Cyber committee, staff training top adopted security measures among hospitals: 5 CHIME insights

The College of Healthcare Information Management Executives released its 2021 Digital Health Most Wired Trends Report, which examines the core components of security programs at hospitals nationwide.

The survey represents 36,674 healthcare organizations across several countries, according to a Nov. 17 news release. The report is based on aggregated survey data from U.S. respondents.

Five study insights:

  1. Training their security workforce was the most common practice, with 99 percent of organizations including it in their cybersecurity program, and 96 percent of organizations used risk assessments to identify compliance gaps and cybersecurity vulnerabilities at least once a year.

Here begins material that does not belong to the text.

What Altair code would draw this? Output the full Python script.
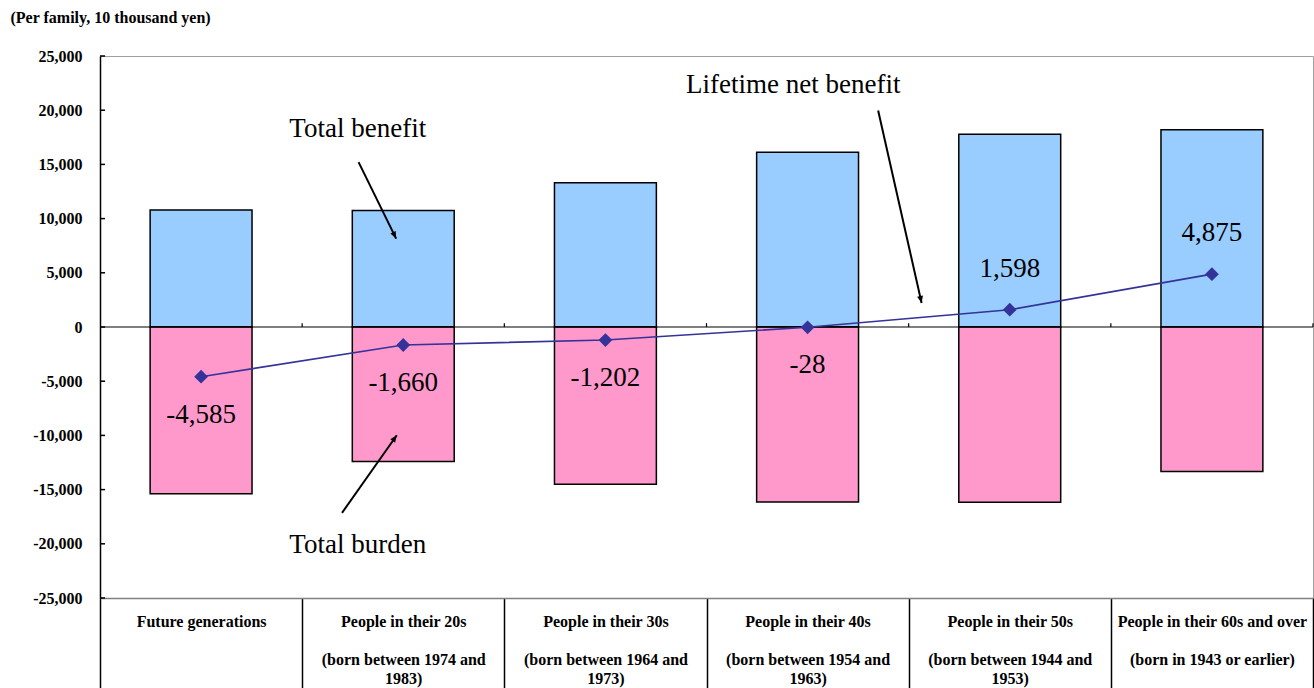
import json
import altair as alt
import pandas as pd

FONT = "Liberation Serif"

# ---------------- data ----------------
categories = [
    "Future generations",
    "People in their 20s",
    "People in their 30s",
    "People in their 40s",
    "People in their 50s",
    "People in their 60s and over",
]
born_line = [
    "",
    "(born between 1974 and",
    "(born between 1964 and",
    "(born between 1954 and",
    "(born between 1944 and",
    "(born in 1943 or earlier)",
]
born_line_cont = ["", "1983)", "1973)", "1963)", "1953)", ""]

total_benefit = [10800, 10740, 13300, 16120, 17770, 18200]
total_burden = [-15385, -12400, -14502, -16148, -16172, -13325]
net_benefit = [-4585, -1660, -1202, -28, 1598, 4875]

y_tick_values = [-25000, -20000, -15000, -10000, -5000, 0, 5000, 10000, 15000, 20000, 25000]

annotation_text = ["Total benefit", "Total burden", "Lifetime net benefit"]
annotation_x = [0.775, 0.775, 2.929]
annotation_y = [18290, -20127, 22285]
arrow_from_x = [0.779, 0.697, 3.349]
arrow_from_y = [15213, -17149, 19980]
arrow_to_x = [0.965, 0.968, 3.564]
arrow_to_y = [8150, -9985, 2213]
arrow_angle = [153.8, 35.3, 167.3]

# ---------------- tables ----------------
BLANK_LINE = "\u200b"
labels = []
for c, b1, b2 in zip(categories, born_line, born_line_cont):
    lines = [c]
    if b1:
        lines += [BLANK_LINE, b1]
    if b2:
        lines.append(b2)
    labels.append(lines)

idx = list(range(len(categories)))
BAR_HALF = 0.252
boundaries = [i - 0.5 for i in range(len(categories) + 1)]

bar_df = pd.DataFrame({
    "x": [i - BAR_HALF for i in idx] * 2,
    "x2": [i + BAR_HALF for i in idx] * 2,
    "y": total_benefit + total_burden,
    "y2": [0] * (2 * len(idx)),
    "kind": ["Total benefit"] * len(idx) + ["Total burden"] * len(idx),
})
net_df = pd.DataFrame({
    "x": idx,
    "y": net_benefit,
    "label": [f"{v:,}" for v in net_benefit],
})
zero_df = pd.DataFrame({"y": [0]})
zero_ticks_df = pd.DataFrame({"x": boundaries[1:], "y": [0] * len(boundaries[1:]), "y2": [350] * len(boundaries[1:])})
y_inner_ticks_df = pd.DataFrame({"x": [-0.5] * len(y_tick_values), "x2": [-0.475] * len(y_tick_values), "y": y_tick_values})
ann_df = pd.DataFrame({"x": annotation_x, "y": annotation_y, "label": annotation_text})
arrow_df = pd.DataFrame({
    "x": arrow_from_x, "y": arrow_from_y,
    "x2": arrow_to_x, "y2": arrow_to_y,
})
head_df = pd.DataFrame({"x": arrow_to_x, "y": arrow_to_y, "angle": arrow_angle})

# ---------------- scales / axes ----------------
xs = alt.Scale(domain=[-0.5, 5.5], nice=False, zero=False)
ys = alt.Scale(domain=[-25000, 25000], nice=False)

label_expr_x = "datum.value % 1 === 0 ? " + json.dumps(labels) + "[datum.value] : ''"

xaxis = alt.Axis(
    values=boundaries + idx,
    labelExpr=label_expr_x,
    title=None,
    grid=False,
    tickSize=95,
    tickColor="black",
    tickWidth=1.5,
    tickOpacity={"condition": {"test": "datum.value % 1 !== 0", "value": 1}, "value": 0},
    labelPadding=-80,
    labelBaseline="top",
    labelFont=FONT,
    labelFontSize=16,
    labelFontWeight="bold",
    labelColor="black",
    labelLineHeight=19,
    labelLimit=0,
    labelOverlap=False,
    labelFlush=False,
    labelBound=False,
    domainColor="#808080",
    domainWidth=1.5,
)
yaxis = alt.Axis(
    values=y_tick_values,
    labelExpr="(datum.value < 0 ? '-' : '') + format(abs(datum.value), ',')",
    ticks=False,
    grid=False,
    labelPadding=18,
    labelFont=FONT,
    labelFontSize=16,
    labelFontWeight="bold",
    labelColor="black",
    domainColor="black",
    domainWidth=1.5,
    title="(Per family, 10 thousand yen)",
    titleAngle=0,
    titleX=-90,
    titleY=-39,
    titleAlign="left",
    titleBaseline="middle",
    titleFont=FONT,
    titleFontSize=16,
    titleFontWeight="bold",
    titleColor="black",
)


def X(f="x"):
    return alt.X(f"{f}:Q", scale=xs, axis=xaxis)


def Y(f="y"):
    return alt.Y(f"{f}:Q", scale=ys, axis=yaxis)


bars = alt.Chart(bar_df).mark_bar(stroke="black", strokeWidth=1.5).encode(
    x=X(), x2="x2:Q", y=Y(), y2="y2:Q",
    color=alt.Color("kind:N", scale=alt.Scale(domain=["Total benefit", "Total burden"],
                                              range=["#99CCFF", "#FF99CC"]), legend=None),
)
zero_line = alt.Chart(zero_df).mark_rule(color="black", strokeWidth=1.2).encode(y=Y())
zero_ticks = alt.Chart(zero_ticks_df).mark_rule(color="black", strokeWidth=1.2).encode(
    x=X(), y=Y(), y2="y2:Q")
y_inner_ticks = alt.Chart(y_inner_ticks_df).mark_rule(color="black", strokeWidth=1.5).encode(
    x=X(), x2="x2:Q", y=Y())

line = alt.Chart(net_df).mark_line(color="#333399", strokeWidth=1.6).encode(x=X(), y=Y())
points = alt.Chart(net_df).mark_point(shape="diamond", filled=True, color="#333399",
                                      size=190, opacity=1).encode(x=X(), y=Y())
labels_pos = alt.Chart(net_df).transform_filter("datum.y >= 0").mark_text(
    font=FONT, fontSize=27, color="black", dy=-41, baseline="middle").encode(
    x=X(), y=Y(), text="label:N")
labels_neg = alt.Chart(net_df).transform_filter("datum.y < 0").mark_text(
    font=FONT, fontSize=27, color="black", dy=38, baseline="middle").encode(
    x=X(), y=Y(), text="label:N")

ann_text = alt.Chart(ann_df).mark_text(font=FONT, fontSize=27, color="black",
                                       baseline="middle", align="center").encode(
    x=X(), y=Y(), text="label:N")
arrows = alt.Chart(arrow_df).mark_rule(color="black", strokeWidth=2).encode(
    x=X(), y=Y(), x2="x2:Q", y2="y2:Q")
heads = alt.Chart(head_df).mark_point(shape="M0,0L-0.42,1L0.42,1Z", filled=True,
                                      color="black", size=200, opacity=1).encode(
    x=X(), y=Y(), angle=alt.Angle("angle:Q", scale=None))

chart = alt.layer(
    bars, zero_line, zero_ticks, y_inner_ticks, line, points,
    labels_pos, labels_neg, ann_text, arrows, heads,
).properties(
    width=1213,
    height=542,
    autosize=alt.AutoSizeParams(type="none"),
    padding={"left": 100, "top": 56, "right": 1, "bottom": 90},
    background="white",
).configure_view(stroke="#a0a0a0", strokeWidth=1)

chart.save("out.html", embed_options={"renderer": "svg", "actions": False})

  2. Ninety-five percent of organizations have a dedicated cybersecurity committee and 89 percent have security progress reported to it at least quarterly.

  3. Seventy-eight percent of organizations have a dedicated cybersecurity operations center. This is the largest area of growth CHIME reported, which increased percentage points since 2020.

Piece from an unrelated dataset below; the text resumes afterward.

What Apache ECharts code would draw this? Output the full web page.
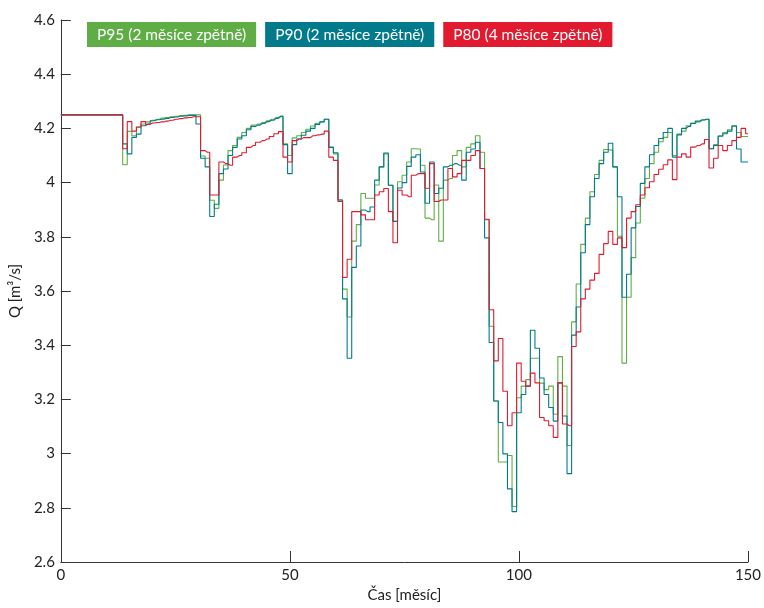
<!DOCTYPE html>
<html>
<head>
<meta charset="utf-8">
<script src="https://cdn.jsdelivr.net/npm/echarts@6/dist/echarts.min.js"></script>
<style>
  html, body { margin: 0; padding: 0; background: #fff; }
  #chart { width: 764px; height: 608px; }
</style>
</head>
<body>
<div id="chart"></div>
<script>
// monthly values, index = month 0..150
const p95 = [
  4.25, 4.25, 4.25, 4.25, 4.25, 4.25, 4.25, 4.25, 4.25, 4.25,
  4.25, 4.25, 4.25, 4.25, 4.066, 4.189, 4.173, 4.204, 4.216, 4.224,
  4.23, 4.234, 4.238, 4.24, 4.243, 4.245, 4.247, 4.248, 4.25, 4.25,
  4.25, 4.098, 4.09, 3.935, 3.905, 4.009, 4.065, 4.118, 4.137, 4.167,
  4.185, 4.2, 4.212, 4.216, 4.222, 4.228, 4.234, 4.24, 4.246, 4.143,
  4.1, 4.165, 4.173, 4.185, 4.197, 4.209, 4.219, 4.225, 4.234, 4.131,
  4.106, 3.936, 3.607, 3.504, 3.784, 3.845, 3.96, 3.942, 3.942, 3.991,
  4.058, 4.106, 3.99, 3.857, 4.003, 4.027, 4.076, 4.125, 4.124, 4.064,
  3.869, 3.863, 3.991, 3.784, 4.009, 4.015, 4.1, 4.118, 4.058, 4.13,
  4.143, 4.173, 4.112, 3.863, 3.47, 3.194, 2.969, 2.969, 2.993, 2.805,
  3.206, 3.249, 3.273, 3.352, 3.352, 3.26, 3.236, 3.249, 3.145, 3.358,
  3.249, 3.03, 3.486, 3.626, 3.772, 3.869, 3.966, 4.03, 4.082, 4.122,
  4.12, 4.058, 3.802, 3.334, 3.577, 3.723, 3.851, 3.942, 4.015, 4.07,
  4.112, 4.151, 4.167, 4.185, 4.1, 4.179, 4.19, 4.21, 4.22, 4.224,
  4.23, 4.234, 4.125, 4.14, 4.173, 4.185, 4.195, 4.207, 4.185, 4.17,
  4.17
];
const p90 = [
  4.25, 4.25, 4.25, 4.25, 4.25, 4.25, 4.25, 4.25, 4.25, 4.25,
  4.25, 4.25, 4.25, 4.25, 4.143, 4.106, 4.167, 4.179, 4.21, 4.216,
  4.228, 4.232, 4.234, 4.237, 4.24, 4.242, 4.245, 4.246, 4.248, 4.248,
  4.216, 4.09, 4.058, 3.875, 3.92, 4.033, 4.05, 4.1, 4.13, 4.161,
  4.173, 4.195, 4.207, 4.212, 4.218, 4.225, 4.23, 4.237, 4.244, 4.14,
  4.033, 4.14, 4.161, 4.175, 4.19, 4.2, 4.215, 4.224, 4.234, 4.13,
  4.11, 3.936, 3.571, 3.352, 3.687, 3.766, 3.899, 3.893, 3.91, 4.009,
  4.058, 4.109, 3.99, 3.857, 3.98, 4.0, 4.06, 4.094, 4.103, 4.039,
  3.924, 4.076, 3.96, 3.979, 4.058, 4.064, 4.07, 4.064, 4.009, 4.112,
  4.124, 4.149, 4.052, 3.796, 3.41, 3.194, 3.115, 2.999, 2.87, 2.786,
  3.151, 3.218, 3.249, 3.455, 3.389, 3.279, 3.218, 3.17, 3.12, 3.261,
  3.139, 2.926, 3.437, 3.541, 3.741, 3.845, 3.948, 4.015, 4.07, 4.112,
  4.145, 4.058, 3.948, 3.577, 3.662, 3.833, 3.912, 3.997, 4.058, 4.103,
  4.137, 4.163, 4.185, 4.2, 4.094, 4.176, 4.2, 4.207, 4.218, 4.227,
  4.232, 4.234, 4.125, 4.137, 4.171, 4.18, 4.19, 4.21, 4.124, 4.076,
  4.076
];
const p80 = [
  4.25, 4.25, 4.25, 4.25, 4.25, 4.25, 4.25, 4.25, 4.25, 4.25,
  4.25, 4.25, 4.25, 4.25, 4.125, 4.225, 4.19, 4.205, 4.225, 4.215,
  4.22, 4.222, 4.224, 4.227, 4.23, 4.234, 4.236, 4.239, 4.24, 4.243,
  4.243, 4.118, 4.112, 3.954, 3.954, 4.076, 4.07, 4.064, 4.094, 4.1,
  4.11, 4.13, 4.137, 4.149, 4.155, 4.161, 4.17, 4.18, 4.188, 4.094,
  4.076, 4.155, 4.161, 4.166, 4.166, 4.173, 4.176, 4.179, 4.19, 4.094,
  4.082, 3.93, 3.65, 3.717, 3.893, 3.893, 3.881, 3.863, 3.863, 3.954,
  3.966, 3.978, 3.893, 3.778, 3.972, 3.954, 3.948, 4.027, 4.033, 4.033,
  3.979, 4.07, 3.93, 3.936, 3.936, 4.052, 4.021, 4.033, 4.082, 4.082,
  4.1, 4.118, 4.052, 3.865, 3.531, 3.342, 3.425, 3.23, 3.103, 3.151,
  3.334, 3.267, 3.249, 3.297, 3.261, 3.133, 3.121, 3.103, 3.06, 3.261,
  3.109, 3.103, 3.395, 3.449, 3.571, 3.607, 3.64, 3.665, 3.735, 3.775,
  3.82, 3.772, 3.796, 3.76, 3.869, 3.893, 3.918, 3.954, 3.981, 4.003,
  4.03, 4.049, 4.066, 4.084, 4.011, 4.094, 4.106, 4.094, 4.131, 4.137,
  4.143, 4.159, 4.054, 4.09, 4.137, 4.118, 4.137, 4.155, 4.167, 4.2,
  4.18
];

const seriesNames = ['P95 (2 měsíce zpětně)', 'P90 (2 měsíce zpětně)', 'P80 (4 měsíce zpětně)'];
const seriesColors = ['#5fae45', '#017b8b', '#e11a30'];
const seriesValues = [p95, p90, p80];

const font = 'Lato, "Open Sans", sans-serif';
const chart = echarts.init(document.getElementById('chart'), null, { renderer: 'canvas' });

chart.setOption({
  animation: false,
  textStyle: { fontFamily: font },
  grid: { left: 60, right: 12, top: 20, bottom: 40 },
  legend: {
    left: 77,
    top: 17,
    itemWidth: 0,
    itemHeight: 0,
    itemGap: 4,
    selectedMode: false,
    data: seriesNames.map((n, i) => ({
      name: n,
      icon: 'none',
      textStyle: {
        color: '#fff',
        backgroundColor: seriesColors[i],
        fontFamily: font,
        fontSize: 15.5,
        lineHeight: 15,
        padding: [5, 10]
      }
    }))
  },
  xAxis: {
    type: 'value',
    min: 0,
    max: 150,
    interval: 50,
    name: 'Čas [měsíc]',
    nameLocation: 'middle',
    nameGap: 26,
    nameTextStyle: { color: '#222', fontSize: 15, fontFamily: font },
    axisLine: { lineStyle: { color: '#333', width: 1 } },
    axisTick: { inside: true, length: 11, lineStyle: { color: '#333' } },
    axisLabel: { color: '#222', fontSize: 15, margin: 6, fontFamily: font },
    splitLine: { show: false }
  },
  yAxis: {
    type: 'value',
    min: 2.6,
    max: 4.6,
    interval: 0.2,
    name: 'Q [m³/s]',
    nameLocation: 'middle',
    nameGap: 36,
    nameRotate: 90,
    nameTextStyle: { color: '#222', fontSize: 15, fontFamily: font },
    axisLine: { show: true, lineStyle: { color: '#333', width: 1 } },
    axisTick: { show: true, inside: true, length: 10, lineStyle: { color: '#333' } },
    axisLabel: { color: '#222', fontSize: 15, margin: 6, fontFamily: font },
    splitLine: { show: false }
  },
  series: seriesValues.map((vals, i) => ({
    name: seriesNames[i],
    type: 'line',
    step: 'middle',
    symbol: 'none',
    lineStyle: { width: 1.1, color: seriesColors[i] },
    itemStyle: { color: seriesColors[i] },
    data: vals.map((v, m) => [m, v])
  }))
});
</script>
</body>
</html>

  4. Six in 10 organizations have a dedicated chief information security officer.

  5. At organizations with comprehensive cybersecurity programs, secure system baseline images, inventory of authorized medical devices and endpoint protection systems were those most often adopted. At these organizations, testing a recovery plan at least annually, Purple team exercise and quarterly social engineering risk assessments were the least cybersecurity protocols adopted.